Who doesn’t have a rubber band ball lying around somewhere? These little stretchy circles accumulate so easily over time, and though they do occasionally come in handy afterward, they always seem to sit around for such a long time without use, taking up space. The Interweave Yarn Hacks team brainstormed some random ways knitters can utilize rubber bands, and here’s what we came up with.

1. Reattach a Yarn Label

It’s always smart to keep a yarn and its label together, so you don’t lose track of the yarn’s information. Use a rubber band to secure a label after it’s been removed.

2. DIY Straight Needle

If you’ve lost one of a pair of straight needles, but you have a DPN in the right size, you can use a rubber band to make a matching straight needle for what you’re working on. Just wrap the rubber band several times at one end, creating a stopper so that the stitches can’t fly off the end. Knit away!

3. Stitch Marker

We love coming up with ideas for random things to use as stitch markers. Rubber bands still pass that test. Sure, they’re not ideal, but in a pinch, they work great! Just double once or twice, depending on how large the rubber band is, and use it in place of your regular stitch marker.

4. Stitch Stopper

Whether you’re working on DPNs, circular, or straight needles, when you put your knitting in a project bag, you really don’t want your work to fly off the needles (especially relevant with metal needles, since they are slicker than wooden ones). Just wrap a rubber band multiple times around both or all the needles, and it will stick well enough to keep your project on the needles for when you go to pull it out of your bag.

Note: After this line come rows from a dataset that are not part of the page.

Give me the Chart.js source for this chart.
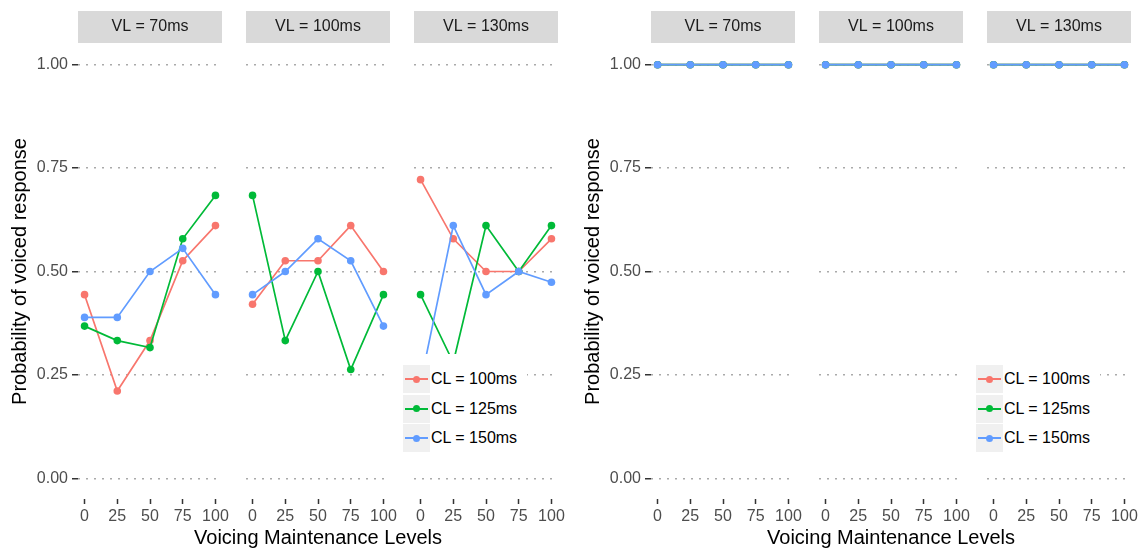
<!DOCTYPE html>
<html>
<head>
<meta charset="utf-8">
<title>Probability of voiced response</title>
<script src="https://cdn.jsdelivr.net/npm/chart.js@4"></script>
<style>
  html, body { margin: 0; padding: 0; background: #fff; }
  #wrap { position: relative; width: 1143px; height: 550px; overflow: hidden;
          font-family: 'Liberation Sans', Arial, sans-serif; }
  #wrap canvas { position: absolute; }
  .xtitle { position: absolute; width: 400px; margin-left: -200px; text-align: center;
            font-size: 20px; line-height: 24px; color: #000; white-space: nowrap; }
  .legend { position: absolute; background: #fff; padding: 11px 10px 11px 10px; }
  .legend-row { display: flex; align-items: center; height: 28px; margin-bottom: 1.5px; }
  .key { position: relative; width: 27px; height: 28px; background: #f0f0f0; flex: none; }
  .key .ln { position: absolute; left: 2px; right: 2px; top: 13px; height: 2px; }
  .key .dot { position: absolute; left: 10px; top: 10.5px; width: 7px; height: 7px; border-radius: 50%; }
  .legend-row span { font-size: 16px; color: #000; margin-left: 1px; white-space: nowrap; }
</style>
</head>
<body>
<div id="wrap"></div>
<script>
/* ── Data ───────────────────────────────────────────────────────── */

const vmLevels = [0, 25, 50, 75, 100];
const yTicks   = [0, 0.25, 0.5, 0.75, 1];
const vlLabels = ['VL = 70ms', 'VL = 100ms', 'VL = 130ms'];
const clLabels = ['CL = 100ms', 'CL = 125ms', 'CL = 150ms'];

// one row per VL facet (70, 100, 130), one value per voicing level
const leftCl100 = [
  [0.444, 0.211, 0.333, 0.526, 0.611],
  [0.421, 0.526, 0.526, 0.611, 0.500],
  [0.722, 0.579, 0.500, 0.500, 0.579],
];
const leftCl125 = [
  [0.368, 0.333, 0.316, 0.579, 0.684],
  [0.684, 0.333, 0.500, 0.263, 0.444],
  [0.444, 0.280, 0.611, 0.500, 0.611],
];
const leftCl150 = [
  [0.389, 0.389, 0.500, 0.556, 0.444],
  [0.444, 0.500, 0.579, 0.526, 0.368],
  [0.230, 0.611, 0.444, 0.500, 0.474],
];

const rightCl100 = [
  [1, 1, 1, 1, 1],
  [1, 1, 1, 1, 1],
  [1, 1, 1, 1, 1],
];
const rightCl125 = [
  [1, 1, 1, 1, 1],
  [1, 1, 1, 1, 1],
  [1, 1, 1, 1, 1],
];
const rightCl150 = [
  [1, 1, 1, 1, 1],
  [1, 1, 1, 1, 1],
  [1, 1, 1, 1, 1],
];

/* ── Styling / layout ───────────────────────────────────────────── */

const CL_COLORS = ['#F8766D', '#00BA38', '#619CFF'];
const FONT      = "'Liberation Sans', Arial, sans-serif";

const PANEL_W = 144, PANEL_H = 455, STRIP_H = 33, XAXIS_H = 50;
const TOP     = 11;     // top of the strip
const AXIS_W  = 78;     // y axis block on the first facet
const PAD_L   = 24, PAD_R = 16;

const GROUPS = [
  { lefts: [78, 246, 414],  series: [leftCl100, leftCl125, leftCl150],   legend: { x: 393, y: 354 } },
  { lefts: [651, 819, 987], series: [rightCl100, rightCl125, rightCl150], legend: { x: 966, y: 354 } },
];

// grey strip behind the facet title
const stripPlugin = {
  id: 'strip',
  beforeDraw(chart) {
    const t = chart.titleBlock;
    if (!t) return;
    const { ctx, chartArea } = chart;
    ctx.save();
    ctx.fillStyle = '#d9d9d9';
    ctx.fillRect(chartArea.left, t.top, chartArea.right - chartArea.left, STRIP_H - 1);
    ctx.restore();
  },
};

const wrap = document.getElementById('wrap');

function facetChart(group, f) {
  const first  = f === 0;
  const axisW  = first ? AXIS_W : 0;
  const padL   = first ? 0 : PAD_L;
  const canvas = document.createElement('canvas');
  canvas.width  = padL + axisW + PANEL_W + PAD_R;
  canvas.height = STRIP_H + PANEL_H + XAXIS_H;
  canvas.style.left = (group.lefts[f] - axisW - padL) + 'px';
  canvas.style.top  = TOP + 'px';
  wrap.appendChild(canvas);

  const datasets = clLabels.map((label, i) => ({
    label,
    data: vmLevels.map((x, k) => ({ x, y: group.series[i][f][k] })),
    borderColor: CL_COLORS[i],
    backgroundColor: CL_COLORS[i],
    pointBackgroundColor: CL_COLORS[i],
    pointBorderWidth: 0,
    pointRadius: 3.8,
    borderWidth: 1.7,
    tension: 0,
    order: clLabels.length - i,   // last series on top
  }));

  return new Chart(canvas, {
    type: 'line',
    data: { datasets },
    plugins: [stripPlugin],
    options: {
      responsive: false,
      animation: false,
      events: [],
      layout: { padding: { left: padL, right: PAD_R, top: 0, bottom: 0 } },
      plugins: {
        legend: { display: false },
        tooltip: { enabled: false },
        title: {
          display: true,
          text: vlLabels[f],
          fullSize: false,
          color: '#1a1a1a',
          font: { family: FONT, size: 16, weight: 'normal' },
          padding: { top: 6.4, bottom: 7.4 },
        },
      },
      scales: {
        x: {
          type: 'linear',
          min: -5, max: 105,
          afterBuildTicks: s => { s.ticks = vmLevels.map(v => ({ value: v })); },
          afterFit: s => { s.height = XAXIS_H; s.paddingLeft = 0; s.paddingRight = 0; },
          border: { display: false },
          grid: { drawOnChartArea: false, drawTicks: true, tickLength: 5, tickColor: '#333', tickWidth: 1.5 },
          ticks: { color: '#4d4d4d', font: { family: FONT, size: 16 }, padding: 3, maxRotation: 0, autoSkip: false },
        },
        y: {
          type: 'linear',
          min: -0.05, max: 1.05,
          afterBuildTicks: s => { s.ticks = yTicks.map(v => ({ value: v })); },
          afterFit: s => { s.width = axisW; s.paddingTop = 0; s.paddingBottom = 0; },
          border: { display: false, dash: [2, 6] },
          grid: { color: '#aaaaaa', lineWidth: 1.5, drawTicks: first, tickLength: 6, tickColor: '#333', tickWidth: 1.5 },
          ticks: {
            display: first,
            padding: 4,
            color: '#4d4d4d',
            font: { family: FONT, size: 16 },
            callback: v => Number(v).toFixed(2),
          },
          title: {
            display: first,
            text: 'Probability of voiced response',
            color: '#000',
            font: { family: FONT, size: 20 },
            padding: { top: 8, bottom: 0 },
          },
        },
      },
    },
  });
}

// shared x title, centred under the three facets
function xTitle(group) {
  const el = document.createElement('div');
  el.className = 'xtitle';
  el.textContent = 'Voicing Maintenance Levels';
  el.style.left = (group.lefts[1] + PANEL_W / 2) + 'px';
  el.style.top  = '525px';
  wrap.appendChild(el);
}

function legendBox(pos) {
  const box = document.createElement('div');
  box.className = 'legend';
  box.style.left = pos.x + 'px';
  box.style.top  = pos.y + 'px';
  box.innerHTML = clLabels.map((label, i) => `
    <div class="legend-row">
      <div class="key">
        <div class="ln"  style="background:${CL_COLORS[i]}"></div>
        <div class="dot" style="background:${CL_COLORS[i]}"></div>
      </div>
      <span>${label}</span>
    </div>`).join('');
  wrap.appendChild(box);
}

GROUPS.forEach(group => {
  vlLabels.forEach((_, f) => facetChart(group, f));
  xTitle(group);
  legendBox(group.legend);
});
</script>
</body>
</html>
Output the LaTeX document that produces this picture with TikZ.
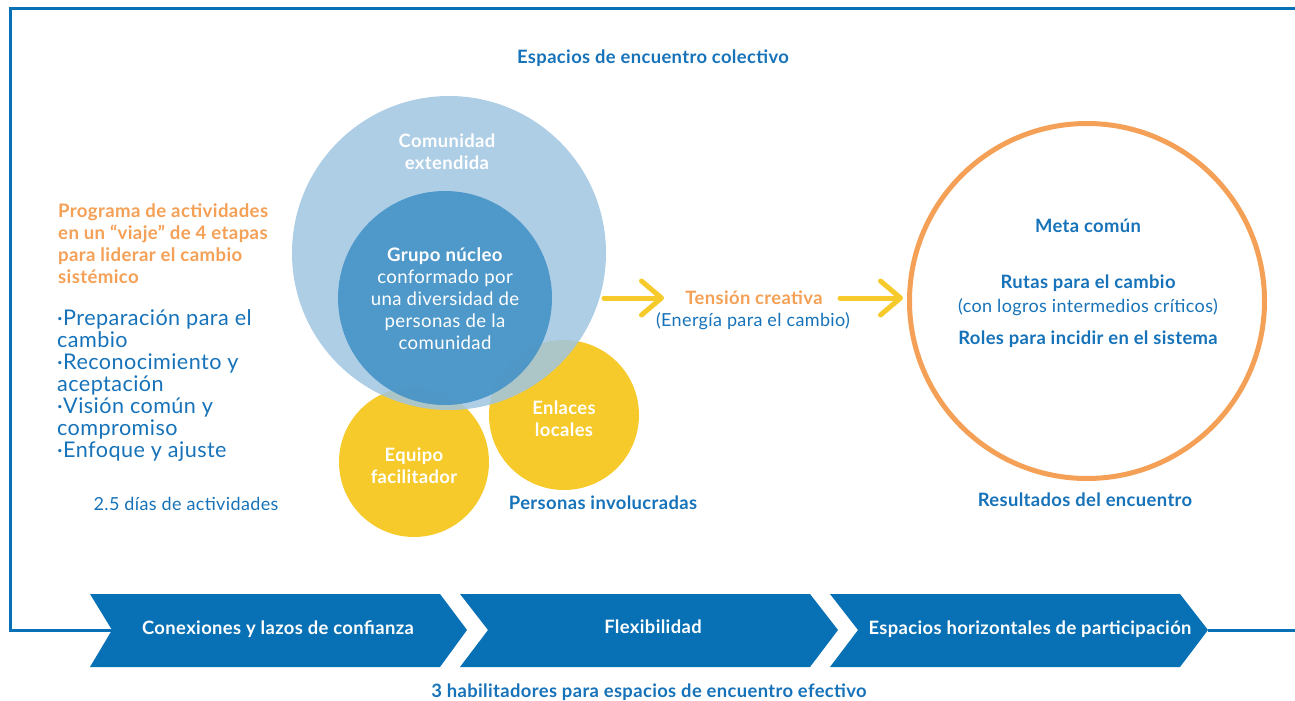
\documentclass[tikz,border=0pt]{standalone}
\usepackage{fontspec}
\setmainfont{Lato}[LetterSpace=2]
\usetikzlibrary{arrows.meta}
\definecolor{dblue}{RGB}{8,112,180}
\definecolor{tblue}{RGB}{22,114,185}
\definecolor{lblue}{RGB}{160,197,226}
\definecolor{mblue}{RGB}{62,144,198}
\definecolor{yel}{RGB}{246,202,43}
\definecolor{orng}{RGB}{244,160,86}
\tikzset{
  txt/.style={inner sep=0pt, align=center},
  bluebold/.style={txt, text=tblue, font=\fontsize{18.4}{22}\selectfont\bfseries},
  bluereg/.style={txt, text=tblue, font=\fontsize{18}{22}\selectfont},
  whitetxt/.style={txt, text=white, font=\fontsize{18.4}{22}\selectfont\bfseries},
  chev/.style={fill=dblue},
  yarrow/.style={draw=yel, line width=5pt, line cap=round, -{Straight Barb[length=20pt,width=34pt,round]}},
}
\begin{document}
\begin{tikzpicture}[x=1pt,y=-1pt]
\useasboundingbox (0,0) rectangle (1295,701);
% frame
\draw[dblue, line width=3pt] (1296,9) -- (10,9) -- (10,630) -- (112,630);
\draw[dblue, line width=3pt] (1208,630) -- (1296,630);
% chevrons
\fill[chev] (90,594) -- (440,594) -- (467,630) -- (440,667) -- (90,667) -- (112,630) -- cycle;
\fill[chev] (460,594) -- (810,594) -- (838,630) -- (810,667) -- (460,667) -- (488,630) -- cycle;
\fill[chev] (830,594) -- (1180,594) -- (1208,630) -- (1180,667) -- (830,667) -- (858,630) -- cycle;
\node[whitetxt] (c1) at (278,629) {Conexiones y lazos de confianza};
\node[whitetxt] (c2) at (653,627) {Flexibilidad};
\node[whitetxt] (c3) at (1030,629) {Espacios horizontales de participación};
\node[bluebold] (hab) at (649,692) {3 habilitadores para espacios de encuentro efectivo};
% title
\node[bluebold] (title) at (653,58) {Espacios de encuentro colectivo};
% circles
\node[circle, fill=yel, minimum size=150pt, inner sep=0pt] (equipo) at (414,462) {};
\node[circle, fill=yel, minimum size=150pt, inner sep=0pt] (enlaces) at (564,415) {};
\node[circle, fill=lblue, fill opacity=0.85, minimum size=314pt, inner sep=0pt] (comunidad) at (449,253) {};
\node[circle, fill=mblue, fill opacity=0.85, minimum size=214pt, inner sep=0pt] (grupo) at (445,298) {};
\node[whitetxt] at (447,152) {Comunidad\\extendida};
\node[whitetxt] at (564,419) {Enlaces\\locales};
\node[whitetxt] at (414,466) {Equipo\\facilitador};
\node[txt, text=white, font=\fontsize{18.6}{22}\selectfont] at (445,299) {\textbf{Grupo núcleo}\\conformado por\\una diversidad de\\personas de la\\comunidad};
\node[bluebold] (pers) at (603,503) {Personas involucradas};
% left texts
\node[txt, align=left, anchor=west, text=orng, font=\fontsize{18.6}{22}\selectfont\bfseries] (prog) at (58,244) {Programa de actividades\\en un “viaje” de 4 etapas\\para liderar el cambio\\sistémico};
\node[txt, align=left, anchor=west, text=tblue, font=\fontsize{21.6}{22}\selectfont] (lista) at (57,386) {·Preparación para el\\cambio\\·Reconocimiento y\\aceptación\\·Visión común y\\compromiso\\·Enfoque y ajuste};
\node[bluereg] (dias) at (186,504) {2.5 días de actividades};
% tension
\node[txt, text=orng, font=\fontsize{18.4}{22}\selectfont\bfseries] (tension) at (754,298) {Tensión creativa};
\node[bluereg] (energia) at (753,321) {(Energía para el cambio)};
% result ring
\node[circle, draw=orng, line width=5pt, minimum size=355pt, inner sep=0pt] (meta) at (1087,301) {};
\node[bluebold] at (1088,226) {Meta común};
\node[bluebold] at (1088,283) {Rutas para el cambio};
\node[bluereg] at (1088,307) {(con logros intermedios críticos)};
\node[bluebold] at (1088,339) {Roles para incidir en el sistema};
\node[bluebold] (res) at (1085,500) {Resultados del encuentro};
% arrows
\coordinate (a1) at (604,298);
\coordinate (a2) at (840,298);
\coordinate (t1) at (664,298);
\coordinate (t2) at (903,298);
\draw[yarrow] (a1) -- (t1);
\draw[yarrow] (a2) -- (t2);
\end{tikzpicture}
\end{document}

There are probably a million other ways knitters and crafters can utilize rubber bands on the daily. What are some ways you’ve used rubber bands in a pinch?

Happy hacking!
Yarn Hacks Team

4 Comments

  1. Kristen T at 9:48 am June 23, 2017

    I use large rubber bands and clipboards to keep track of where I am in patterns and charts. Clip the pattern/chart to the clipboard, wrap the rubber band around the whole works, and move it as you move through the piece. You know where you are because the rubber band indicates that you’re working on the row above it (or below, your preference), and the whole thing stays together.

  2. Kay C at 9:11 am June 25, 2017

    I use the tiny clear rubber bands found in the hair styling accessories to keep all of my double points in each size together. That way if I open up my dpn case upside down, I don’t play pick up sticks and have dpn’s spilling everywhere.

    • Myriam G at 8:32 am July 11, 2017

      I do that, too! My dnp bucket is a lot more tidy this way.

  3. Myriam G at 8:39 am July 11, 2017

    Another good use for rubber bands is securing the balls of leftover yarns. When a skein or donut of yarn is at its last few dozen meters, the yarn tends to get tangled more easily, so I usually wind what’s left of the yarn into a ball.

    I have a whole collection of little balls secured with rubber bands that I keep in a jar, either for repairs on my FOs, or for fun things like clothing for teddy bears.